Böylece yeniden Can Doğan’ın şiirine dönerek, Cemal Süreya’ya, nazire demek istemiyorum, sevgi duruşu olarak ‘Göçebe’ şiiriyle, ‘Zikir’ şiirini yan yana okuyabiliyoruz onda: “tak-kem-düş-tü- a-liim-mi-la-i-la-he-il-lal-lah/.../hal-ka-yı-boz-ma-lan-me-lun-la-i-la-he-il-lal-lah”.
MCD’nin şiiri, bence şiir cumhuriyeti ya da kardeşliğinin örnek şiiridir. Göğü de geniştir, gönlü de açıktır, “cemi cümle bir sofrada” dercesine paylaşımcı bir şiirdir. Ötekileştirmeye karşı yazılan bir şiirdir adeta. Bir de en önemlisi, şairi şairlikten koruyan, ki şarttır, şair kendini şairlikten korumalıdır, bir tavrı vardır ki, en güzel şiirlerimizin henüz yazmadıklarımız olduğu göz önüne alınırsa Can Doğan’ın en güzel şiiri de budur. Sezai Karakoç’un şiirleri kadar sevip, inanç çevresine öğütlediğim ‘Sezai Tavrı’ gibi bir şey demek istediğim.
Eğlenceli bir şiir, gülümseten, kendi şaşkınlığına bizi de ortak eden, okurdan da katılım bekleyen, fazla zor bir şey değil, sen de üç-beş sözcük at ortaya, biraz boşluk, ateş yakalım, şiir yapalım, çevresinde ısınalım der gibi sıcak bir şiir. Ortaklaşmacı, şamanik de denilebilir, komünal de.

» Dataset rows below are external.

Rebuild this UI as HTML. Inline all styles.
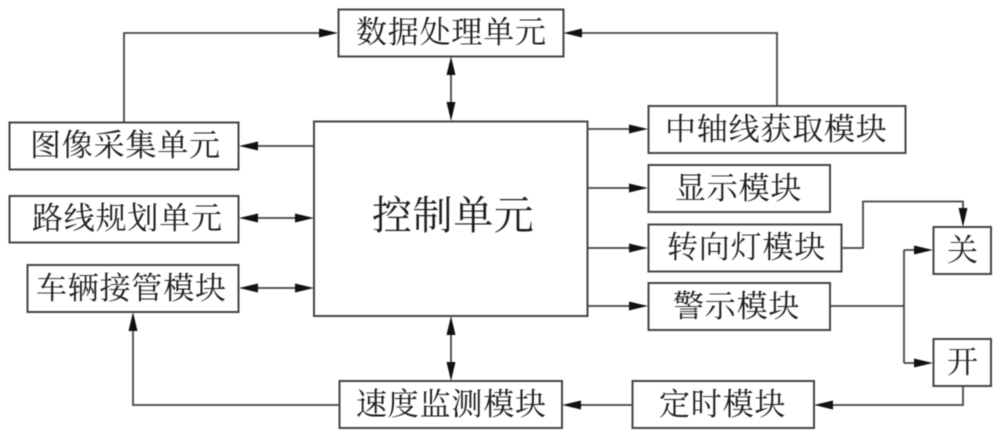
<!DOCTYPE html>
<html><head><meta charset="utf-8">
<style>
html,body{margin:0;padding:0;background:#fff;width:1000px;height:437px;overflow:hidden}
svg{display:block;filter:blur(0.45px)}
rect{fill:#fff;stroke:#444;stroke-width:2}
.l{fill:none;stroke:#444;stroke-width:1.8}
.a{fill:#111;stroke:none}
text{font-family:"Liberation Serif","Noto Serif CJK SC",serif;font-size:31px;fill:#1c1c1c;letter-spacing:0.8px}
</style></head><body>
<svg width="1000" height="437" viewBox="0 0 1000 437" xmlns="http://www.w3.org/2000/svg">
<rect x="338.500" y="9.500" width="225" height="47"/>
<rect x="9.500" y="122.500" width="229" height="47"/>
<rect x="9.500" y="196" width="229" height="46.500"/>
<rect x="27.500" y="265" width="211" height="47"/>
<rect x="314" y="121.500" width="273.500" height="194.500"/>
<rect x="648.500" y="106" width="257" height="47"/>
<rect x="648.500" y="165" width="181.500" height="47"/>
<rect x="648.500" y="224.500" width="193" height="47"/>
<rect x="648.500" y="283" width="181.500" height="47"/>
<rect x="933.500" y="227" width="57.500" height="47"/>
<rect x="933.500" y="339" width="57.500" height="47"/>
<rect x="632.500" y="381" width="181.500" height="47"/>
<rect x="339.500" y="381" width="222.500" height="47"/>

<path class="l" d="M124 122V33H320M777 106V33H580M451 60V117M451 320V377M314 146H256M256 218H296M256 288H296M588 129H632M588 188H632M588 248H632M588 306H632M842 248H863V201.500H963V214M830 306H904M904 250V363M904 250H920M904 363H920M963 386V405H830M632 405H578M339 405H133V330"/>

<g class="a">
<polygon points="338,33 319,28.500 319,37.500"/>
<polygon points="563.500,33 582,28.500 582,37.500"/>
<polygon points="451,56.500 446.500,75 455.500,75"/>
<polygon points="451,121 446.500,102 455.500,102"/>
<polygon points="451,316 446.500,335 455.500,335"/>
<polygon points="451,381 446.500,362 455.500,362"/>
<polygon points="239,146 258,141.500 258,150.500"/>
<polygon points="239,218 258,213.500 258,222.500"/>
<polygon points="314,218 295,213.500 295,222.500"/>
<polygon points="239,288 258,283.500 258,292.500"/>
<polygon points="314,288 295,283.500 295,292.500"/>
<polygon points="648,129 629,124.500 629,133.500"/>
<polygon points="648,188 629,183.500 629,192.500"/>
<polygon points="648,248 629,243.500 629,252.500"/>
<polygon points="648,306 629,301.500 629,310.500"/>
<polygon points="963,227 958.500,208 967.500,208"/>
<polygon points="933,250 914,245.500 914,254.500"/>
<polygon points="933,363 914,358.500 914,367.500"/>
<polygon points="814,405 833,400.500 833,409.500"/>
<polygon points="562,405 581,400.500 581,409.500"/>
<polygon points="133,312 128.500,331 137.500,331"/>
</g>

<text x="356" y="43">数据处理单元</text>
<text x="30" y="156">图像采集单元</text>
<text x="32" y="229">路线规划单元</text>
<text x="36" y="299">车辆接管模块</text>
<text x="372" y="229" style="font-size:40px;letter-spacing:0.6px">控制单元</text>
<text x="665" y="140">中轴线获取模块</text>
<text x="675" y="199">显示模块</text>
<text x="667" y="258">转向灯模块</text>
<text x="673" y="317">警示模块</text>
<text x="947" y="261">关</text>
<text x="947" y="373">开</text>
<text x="659" y="415">定时模块</text>
<text x="356" y="415">速度监测模块</text>
</svg>
</body></html>
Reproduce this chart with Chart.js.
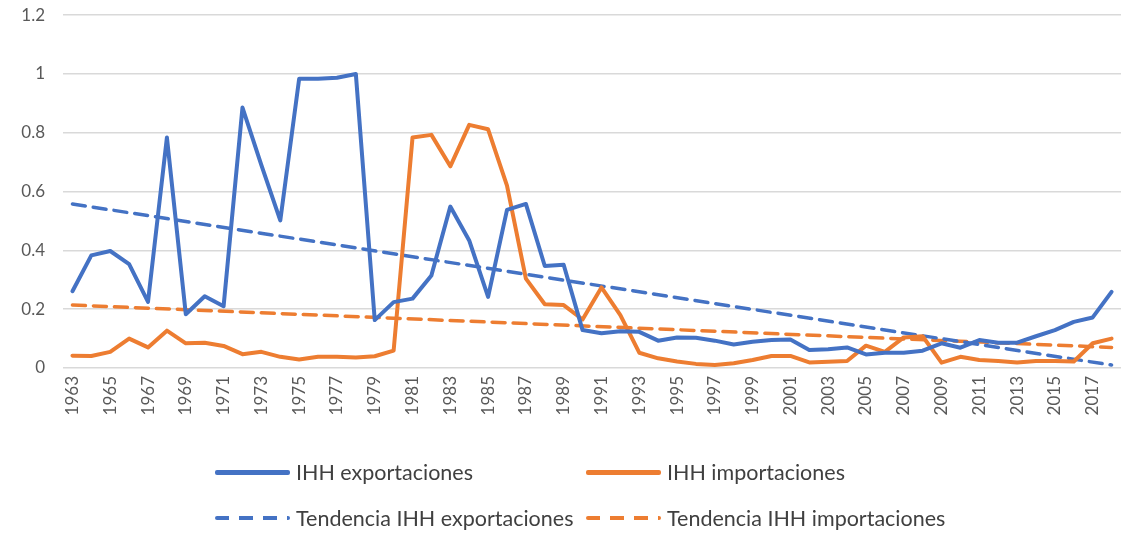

Yalnız şairlere değil Beşir Fuad, Ünsal Oskay, Hilmi Ziya Ülken gibi düşüncelilere de selam veriyor yola çıkmışken. Ee, şiirin selamı almamak olmaz! Şiirde de selam vermemek olmaz! Can Doğan’la, tamam kaderimiz benzemesin ama şiire bakışımız hayli benziyor.
Zengin, renkli, oyunlu, her şeyin şiir olabileceğini gösteren, durmadan deneyen, bir yerde durmayan, şiir coğrafyası geniş, hayli ‘abdal’ bir şiir, gezip duruyor. Gezince de hem abdal havası tutturuyor hem attar avazı. Vallahi 33 kuş birden olmak nedir, bir örnek ver günümüzden deseniz, Mehmet Can Doğan’ın yedi kitabını birden söylerim. “Daha ne söyleyim canım efendim?”